‘They Shall Not Grow Old’
The Fellowship of the Tommies
I saw the They Shall Not Grow Old movie. In 2014, a historical association approached Peter Jackson, as Peter Jackson explains to us in a lengthy introduction that features only a a long and unappealing close-up of Peter Jackson’s face, with a project idea. They had 100 hours of World War I footage. They wanted him to make a documentary to mark the war’s centenary, and offered him unlimited creative freedom.
To a filmmaker, the words “unlimited creative freedom” act as catnip, even if that project involves filming a turtle crawling around a zoo. But only the man who filmed the impossibly complex Battle of Helm’s Deep could tackle something as vast as The Great War. The extraordinary documentary They Shall Not Grow Old, now playing in wide release, resulted.
THEY SHALL NOT GROW OLD ★★★★★ (5/5 stars)

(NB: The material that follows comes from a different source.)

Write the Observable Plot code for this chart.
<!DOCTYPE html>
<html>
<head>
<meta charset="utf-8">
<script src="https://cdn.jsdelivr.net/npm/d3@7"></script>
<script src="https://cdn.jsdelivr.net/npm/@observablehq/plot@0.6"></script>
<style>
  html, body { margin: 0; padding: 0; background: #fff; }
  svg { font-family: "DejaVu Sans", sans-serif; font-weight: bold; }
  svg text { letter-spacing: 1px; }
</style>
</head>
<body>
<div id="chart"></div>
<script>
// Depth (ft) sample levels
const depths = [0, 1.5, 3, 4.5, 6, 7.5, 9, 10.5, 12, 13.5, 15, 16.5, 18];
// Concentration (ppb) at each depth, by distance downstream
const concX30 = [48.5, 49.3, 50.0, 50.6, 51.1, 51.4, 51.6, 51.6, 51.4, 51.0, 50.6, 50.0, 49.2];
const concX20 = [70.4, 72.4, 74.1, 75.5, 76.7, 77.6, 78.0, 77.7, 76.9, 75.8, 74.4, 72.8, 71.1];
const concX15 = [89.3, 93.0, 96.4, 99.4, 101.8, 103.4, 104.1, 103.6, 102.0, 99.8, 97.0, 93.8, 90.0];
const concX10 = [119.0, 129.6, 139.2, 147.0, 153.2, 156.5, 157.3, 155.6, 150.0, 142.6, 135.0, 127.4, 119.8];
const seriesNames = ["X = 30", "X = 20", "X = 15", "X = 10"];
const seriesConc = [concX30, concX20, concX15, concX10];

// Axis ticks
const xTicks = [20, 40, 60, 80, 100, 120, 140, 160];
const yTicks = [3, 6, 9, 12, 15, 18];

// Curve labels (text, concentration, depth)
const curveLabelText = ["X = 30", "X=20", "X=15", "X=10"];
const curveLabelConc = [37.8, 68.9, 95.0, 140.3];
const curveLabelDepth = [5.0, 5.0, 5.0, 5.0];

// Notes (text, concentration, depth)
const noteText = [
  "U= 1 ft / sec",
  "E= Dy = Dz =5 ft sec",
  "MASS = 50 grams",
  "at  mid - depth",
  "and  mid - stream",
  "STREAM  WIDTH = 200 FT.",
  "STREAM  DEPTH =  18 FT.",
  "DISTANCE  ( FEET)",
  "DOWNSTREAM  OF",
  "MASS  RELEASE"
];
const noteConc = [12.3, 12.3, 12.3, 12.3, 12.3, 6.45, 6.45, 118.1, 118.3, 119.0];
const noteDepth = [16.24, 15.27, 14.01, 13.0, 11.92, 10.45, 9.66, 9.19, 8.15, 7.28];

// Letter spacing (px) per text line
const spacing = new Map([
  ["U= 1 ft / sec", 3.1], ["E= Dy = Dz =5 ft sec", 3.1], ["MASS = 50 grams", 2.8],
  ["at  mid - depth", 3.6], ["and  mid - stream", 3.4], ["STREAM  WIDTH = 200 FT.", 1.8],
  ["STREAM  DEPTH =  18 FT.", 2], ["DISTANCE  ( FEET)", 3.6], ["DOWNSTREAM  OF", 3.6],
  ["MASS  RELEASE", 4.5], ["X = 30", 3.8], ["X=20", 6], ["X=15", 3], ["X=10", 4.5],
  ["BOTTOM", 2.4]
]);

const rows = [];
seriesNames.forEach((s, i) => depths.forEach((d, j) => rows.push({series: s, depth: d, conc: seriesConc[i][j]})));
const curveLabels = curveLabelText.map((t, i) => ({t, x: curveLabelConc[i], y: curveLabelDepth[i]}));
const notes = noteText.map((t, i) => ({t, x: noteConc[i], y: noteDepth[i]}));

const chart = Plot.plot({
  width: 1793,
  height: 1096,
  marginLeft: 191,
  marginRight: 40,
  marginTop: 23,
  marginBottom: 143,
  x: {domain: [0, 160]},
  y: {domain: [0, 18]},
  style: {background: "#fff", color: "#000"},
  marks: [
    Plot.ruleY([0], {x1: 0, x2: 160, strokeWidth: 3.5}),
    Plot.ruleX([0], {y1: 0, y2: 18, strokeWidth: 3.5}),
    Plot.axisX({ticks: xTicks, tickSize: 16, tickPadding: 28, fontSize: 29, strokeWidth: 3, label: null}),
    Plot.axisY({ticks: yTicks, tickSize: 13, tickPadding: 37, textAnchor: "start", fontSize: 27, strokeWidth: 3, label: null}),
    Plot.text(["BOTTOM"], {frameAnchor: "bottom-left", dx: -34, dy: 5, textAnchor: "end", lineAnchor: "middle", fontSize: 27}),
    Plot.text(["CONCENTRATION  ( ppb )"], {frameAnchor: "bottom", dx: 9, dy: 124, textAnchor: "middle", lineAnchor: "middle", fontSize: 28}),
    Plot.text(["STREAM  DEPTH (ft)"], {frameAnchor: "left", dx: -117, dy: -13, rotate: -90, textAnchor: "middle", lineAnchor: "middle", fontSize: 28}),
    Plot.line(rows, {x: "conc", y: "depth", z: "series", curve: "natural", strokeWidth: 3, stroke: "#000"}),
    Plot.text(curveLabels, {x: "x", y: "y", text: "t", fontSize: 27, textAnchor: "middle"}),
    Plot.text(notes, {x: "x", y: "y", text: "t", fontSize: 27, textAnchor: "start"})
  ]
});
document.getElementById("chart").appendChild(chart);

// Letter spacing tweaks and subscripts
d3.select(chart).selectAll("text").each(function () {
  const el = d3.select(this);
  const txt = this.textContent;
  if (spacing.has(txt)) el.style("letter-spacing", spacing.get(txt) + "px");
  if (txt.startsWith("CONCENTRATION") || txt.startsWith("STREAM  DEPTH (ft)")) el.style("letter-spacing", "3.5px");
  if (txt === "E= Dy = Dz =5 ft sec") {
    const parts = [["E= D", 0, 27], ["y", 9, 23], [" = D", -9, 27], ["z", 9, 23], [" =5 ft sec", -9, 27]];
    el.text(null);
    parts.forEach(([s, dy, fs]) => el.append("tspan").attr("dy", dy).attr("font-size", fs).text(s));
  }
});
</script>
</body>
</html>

Directed by: Peter Jackson
Running time: 99 min or 147 min if you listen to Peter Jackson talking about the movie after the movie
They Shall Not Grow Old proves surprisingly involving, given that 50 percent of the footage involves closeups of British tommies, who’ve clearly never heard the word “dentistry,” chomping on cigarettes. Much of the rest of the movie is still shots of their fly- and blood-spattered corpses.
Jackson and his mighty crew of New Zealand wizards took the worn-out footage, originally shot at anywhere between 10 and 17 frames per second, and slowed it down to the modern rate of 24 frames per second. They cleaned it up, removing the ticks and flicks and bobbles. During the first 15 minutes or so a training and recruitment montage takes place in traditional black and white. But as soon as the troops get to Belgium, the screen blooms into stunning color, the most effective such transition since The Wizard Of Oz.

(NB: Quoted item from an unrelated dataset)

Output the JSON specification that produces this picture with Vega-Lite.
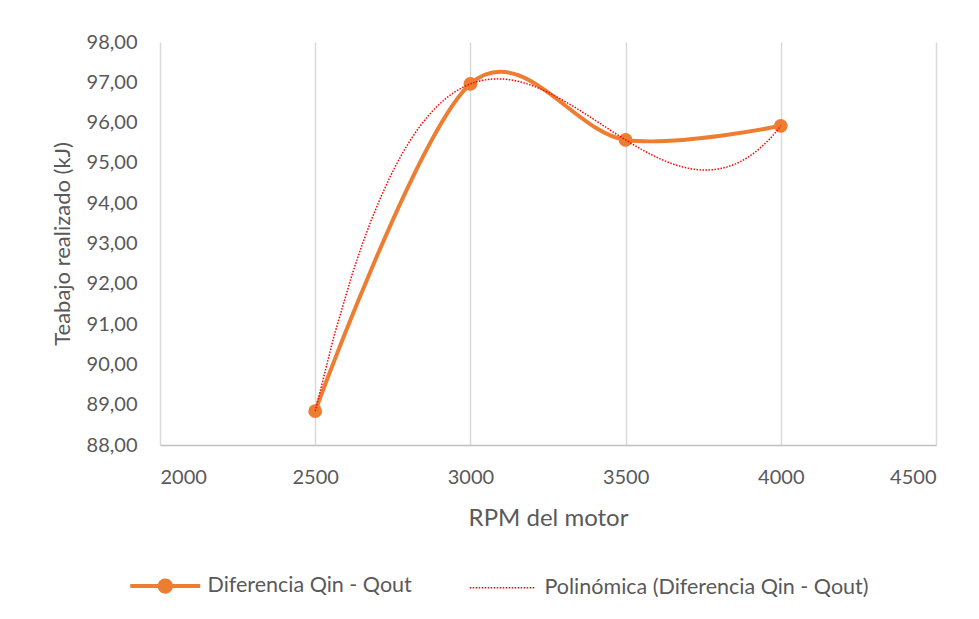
{
  "$schema": "https://vega.github.io/schema/vega-lite/v6.json",
  "width": 776,
  "height": 403,
  "autosize": {"type": "none"},
  "padding": {"left": 160, "top": 42, "right": 43, "bottom": 174},
  "background": "white",
  "config": {
    "view": {"stroke": null},
    "font": "Lato",
    "axis": {
      "labelFont": "Lato",
      "titleFont": "Lato",
      "labelColor": "#595959",
      "titleColor": "#595959",
      "labelFontSize": 20,
      "titleFontSize": 23,
      "titleFontWeight": "normal",
      "ticks": false
    }
  },
  "data": {
    "values": [
      {"rpm": 2500, "trabajo": 88.84, "serie": "Diferencia Qin - Qout"},
      {"rpm": 3000, "trabajo": 96.96, "serie": "Diferencia Qin - Qout"},
      {"rpm": 3500, "trabajo": 95.57, "serie": "Diferencia Qin - Qout"},
      {"rpm": 4000, "trabajo": 95.92, "serie": "Diferencia Qin - Qout"},
      {"rpm": 2500, "trabajo": 88.84, "serie": "Polinómica (Diferencia Qin - Qout)"},
      {"rpm": 3000, "trabajo": 96.96, "serie": "Polinómica (Diferencia Qin - Qout)"},
      {"rpm": 3500, "trabajo": 95.57, "serie": "Polinómica (Diferencia Qin - Qout)"},
      {"rpm": 4000, "trabajo": 95.92, "serie": "Polinómica (Diferencia Qin - Qout)"}
    ]
  },
  "encoding": {
    "x": {
      "field": "rpm",
      "type": "quantitative",
      "scale": {"domain": [2000, 4500], "nice": false, "zero": false},
      "axis": {
        "title": "RPM del motor",
        "values": [2000, 2500, 3000, 3500, 4000, 4500],
        "format": "d",
        "grid": true,
        "gridColor": "#d9d9d9",
        "gridWidth": 1.5,
        "domainColor": "#bfbfbf",
        "domainWidth": 1.5,
        "labelPadding": 22,
        "titleFontSize": 24,
        "titlePadding": 19
      }
    },
    "y": {
      "field": "trabajo",
      "type": "quantitative",
      "scale": {"domain": [88, 98], "nice": false, "zero": false},
      "axis": {
        "title": "Teabajo realizado (kJ)",
        "values": [88, 89, 90, 91, 92, 93, 94, 95, 96, 97, 98],
        "labelExpr": "replace(format(datum.value, '.2f'), '.', ',')",
        "grid": false,
        "domain": false,
        "labelPadding": 23,
        "titleFontSize": 22,
        "titlePadding": 12
      }
    },
    "color": {
      "field": "serie",
      "type": "nominal",
      "scale": {
        "domain": ["Diferencia Qin - Qout", "Polinómica (Diferencia Qin - Qout)"],
        "range": ["#ed7d31", "#ff0000"]
      },
      "legend": {
        "title": null,
        "orient": "none",
        "legendX": -5.5,
        "legendY": 533,
        "direction": "horizontal",
        "padding": 0,
        "symbolType": "M-1,0L1,0",
        "symbolSize": 4900,
        "symbolStrokeWidth": 4,
        "labelFont": "Lato",
        "labelFontSize": 21.5,
        "labelColor": "#595959",
        "labelLimit": 0,
        "labelOffset": 31.5,
        "columnPadding": 54,
        "encode": {
          "symbols": {
            "update": {
              "shape": {"signal": "datum.value === 'Diferencia Qin - Qout' ? 'M-1,0L1,0M-0.16,0A0.16,0.16,0,1,1,0.16,0A0.16,0.16,0,1,1,-0.16,0' : 'M-0.93,0L0.93,0'"},
              "fill": {"signal": "datum.value === 'Diferencia Qin - Qout' ? '#ed7d31' : 'transparent'"},
              "stroke": {"signal": "datum.value === 'Diferencia Qin - Qout' ? '#ed7d31' : '#ff0000'"},
              "strokeWidth": {"signal": "datum.value === 'Diferencia Qin - Qout' ? 4 : 1.5"},
              "strokeDash": {"signal": "datum.value === 'Diferencia Qin - Qout' ? [1, 0] : [1.5, 1.5]"},
              "opacity": {"value": 1}
            }
          }
        }
      }
    }
  },
  "layer": [
    {
      "transform": [{"filter": "datum.serie === 'Diferencia Qin - Qout'"}],
      "mark": {"type": "line", "interpolate": "cardinal", "strokeWidth": 4}
    },
    {
      "transform": [{"filter": "datum.serie === 'Diferencia Qin - Qout'"}],
      "mark": {"type": "point", "filled": true, "size": 190, "opacity": 1}
    },
    {
      "transform": [
        {"filter": "datum.serie !== 'Diferencia Qin - Qout'"},
        {"regression": "trabajo", "on": "rpm", "method": "poly", "order": 3, "groupby": ["serie"]}
      ],
      "mark": {"type": "line", "strokeWidth": 1.5, "strokeDash": [1.5, 1.5]}
    }
  ]
}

They Shall Not Grow Old doesn’t exactly have the melodramatic force of the best World War I movies, such as All Quiet On The Western Front, Stanley Kubrick’s Paths Of Glory, or War Horse. But it still effectively gets across the banality of trench warfare, and the quiet indignity and noisy horrors the soldiers had to endure. The soundtrack booms with shouts and deafening explosions. Jackson doesn’t skimp on shots of marauding trench rats, of waist-deep mud, and of gangrenous legs. Soldiers stagger through clouds of mustard gas and walk about with bandages over their eyes.
Suddenly, World War I no longer feels like a visceral abstraction. Explosions burst massively into the air and tanks roll through ditches in ways that fuel dumb young boys’ imaginations of war. Then come shots of severed limbs, blown-apart heads, or guys sitting in a row on a plank and crapping into a ditch. Not so romantic.

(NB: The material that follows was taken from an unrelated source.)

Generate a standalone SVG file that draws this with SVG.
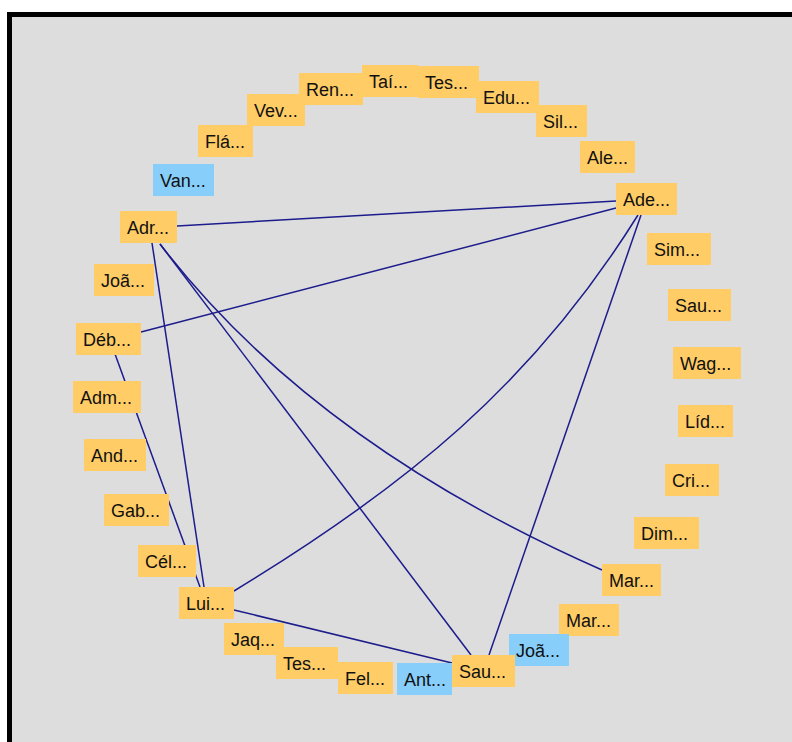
<svg xmlns="http://www.w3.org/2000/svg" width="792" height="742" viewBox="0 0 792 742">
<style>
.bg{fill:#dddddd}
.o{fill:#ffcc66}
.b{fill:#87cefa}
.t{font-family:"Liberation Sans",Arial,sans-serif;font-size:18px;fill:#111111}
.e{fill:none;stroke:#1c1c8c;stroke-width:1.5}
</style>
<rect x="0" y="0" width="792" height="742" fill="#ffffff"/>
<rect x="7" y="12" width="785" height="730" fill="#000000"/>
<rect class="bg" x="12" y="17" width="780" height="725"/>
<g id="edges">
<path class="e" d="M177,226 L616,201"/>
<path class="e" d="M141,332 L616,208"/>
<path class="e" d="M638,215 C532,385 405,487 234,591"/>
<path class="e" d="M641,215 L489,655"/>
<path class="e" d="M160,244 Q313,443 602,570"/>
<path class="e" d="M160,244 L471,655"/>
<path class="e" d="M152,243 L204,587"/>
<path class="e" d="M115,354 L200,587"/>
<path class="e" d="M234,610 L452,663"/>
</g>
<g id="n_van"><rect class="b" x="153" y="164" width="61" height="32"/><text class="t" x="160" y="187">Van...</text></g>
<g id="n_fla"><rect class="o" x="198" y="125" width="55" height="32"/><text class="t" x="205" y="148">Flá...</text></g>
<g id="n_vev"><rect class="o" x="247" y="94" width="58" height="32"/><text class="t" x="254" y="117">Vev...</text></g>
<g id="n_ren"><rect class="o" x="299" y="73" width="64" height="32"/><text class="t" x="306" y="96">Ren...</text></g>
<g id="n_tai"><rect class="o" x="362" y="65" width="56" height="32"/><text class="t" x="369" y="88">Taí...</text></g>
<g id="n_tes1"><rect class="o" x="418" y="66" width="61" height="32"/><text class="t" x="425" y="89">Tes...</text></g>
<g id="n_edu"><rect class="o" x="476" y="81" width="63" height="32"/><text class="t" x="483" y="104">Edu...</text></g>
<g id="n_sil"><rect class="o" x="536" y="105" width="51" height="32"/><text class="t" x="543" y="128">Sil...</text></g>
<g id="n_ale"><rect class="o" x="580" y="141" width="55" height="32"/><text class="t" x="587" y="164">Ale...</text></g>
<g id="n_ade"><rect class="o" x="616" y="183" width="61" height="32"/><text class="t" x="623" y="206">Ade...</text></g>
<g id="n_sim"><rect class="o" x="647" y="233" width="64" height="32"/><text class="t" x="654" y="256">Sim...</text></g>
<g id="n_sau1"><rect class="o" x="668" y="289" width="63" height="32"/><text class="t" x="675" y="312">Sau...</text></g>
<g id="n_wag"><rect class="o" x="673" y="347" width="68" height="32"/><text class="t" x="680" y="370">Wag...</text></g>
<g id="n_lid"><rect class="o" x="678" y="405" width="55" height="32"/><text class="t" x="685" y="428">Líd...</text></g>
<g id="n_cri"><rect class="o" x="665" y="464" width="54" height="32"/><text class="t" x="672" y="487">Cri...</text></g>
<g id="n_dim"><rect class="o" x="634" y="517" width="65" height="32"/><text class="t" x="641" y="540">Dim...</text></g>
<g id="n_mar1"><rect class="o" x="602" y="564" width="59" height="32"/><text class="t" x="609" y="587">Mar...</text></g>
<g id="n_mar2"><rect class="o" x="559" y="604" width="60" height="32"/><text class="t" x="566" y="627">Mar...</text></g>
<g id="n_joa1"><rect class="b" x="509" y="634" width="60" height="32"/><text class="t" x="516" y="657">Joã...</text></g>
<g id="n_sau2"><rect class="o" x="452" y="655" width="63" height="32"/><text class="t" x="459" y="678">Sau...</text></g>
<g id="n_ant"><rect class="b" x="397" y="663" width="55" height="32"/><text class="t" x="404" y="686">Ant...</text></g>
<g id="n_fel"><rect class="o" x="338" y="662" width="55" height="32"/><text class="t" x="345" y="685">Fel...</text></g>
<g id="n_jaq"><rect class="o" x="224" y="623" width="60" height="32"/><text class="t" x="231" y="646">Jaq...</text></g>
<g id="n_tes2"><rect class="o" x="276" y="647" width="62" height="32"/><text class="t" x="283" y="670">Tes...</text></g>
<g id="n_lui"><rect class="o" x="179" y="587" width="55" height="32"/><text class="t" x="186" y="610">Lui...</text></g>
<g id="n_cel"><rect class="o" x="138" y="545" width="58" height="32"/><text class="t" x="145" y="568">Cél...</text></g>
<g id="n_gab"><rect class="o" x="104" y="494" width="65" height="32"/><text class="t" x="111" y="517">Gab...</text></g>
<g id="n_and"><rect class="o" x="84" y="439" width="62" height="32"/><text class="t" x="91" y="462">And...</text></g>
<g id="n_adm"><rect class="o" x="73" y="381" width="68" height="32"/><text class="t" x="80" y="404">Adm...</text></g>
<g id="n_deb"><rect class="o" x="76" y="323" width="65" height="32"/><text class="t" x="83" y="346">Déb...</text></g>
<g id="n_joa2"><rect class="o" x="94" y="264" width="60" height="32"/><text class="t" x="101" y="287">Joã...</text></g>
<g id="n_adr"><rect class="o" x="120" y="211" width="57" height="32"/><text class="t" x="127" y="234">Adr...</text></g>
</svg>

Jackson also made the clever choice to use actual narration from WWI veterans, recorded by historical societies before that generation faded into history. There are no letters home read by famous actors, no speeches from politicians. General Blackjack Pershing doesn’t make a cameo, and no one reads “In Flanders Fields” while violin music plays. This lack of Ken Burns-style “Dear Abagail” posturing adds another layer of realism to the footage. The guys who narrate the movie have no idea why the war was fought, never did, and don’t care. It’s a British Band Of Brothers, without D-Day or the Killing Hitler endgame.
There’s no real plot, though the movie does lead up to a massive, effective, and brutal set piece. The troops stage an assault on the German lines during The Battle of the Somme. They die like dogs as the violence envelops them brutally. Then they capture prisoners, eat a tin of biscuits, and head on home. It ends quietly, with dignity. Upper lips stiff, forever changed by the experience, the soldiers carry on.
Note: When I bought my ticket, the theater told me that the movie was 147 minutes long. This time is a little misleading. After a rousing must-hear end-credits chorus of Mademoiselle From Armentieres, Jackson reappears for a 30-minute “making of” documentary. While interesting, I wouldn’t exactly call this compulsory viewing. You shall grow old watching what’s essentially a DVD extra on the big screen. Instead, you could spend that time enjoying a nice cup of tea. I’m sure the soldiers in the movie, who sacrificed so much so we could watch them for our entertainment 100 years later, would do the same. This concludes my review of the They Shall Not Grow Old movie.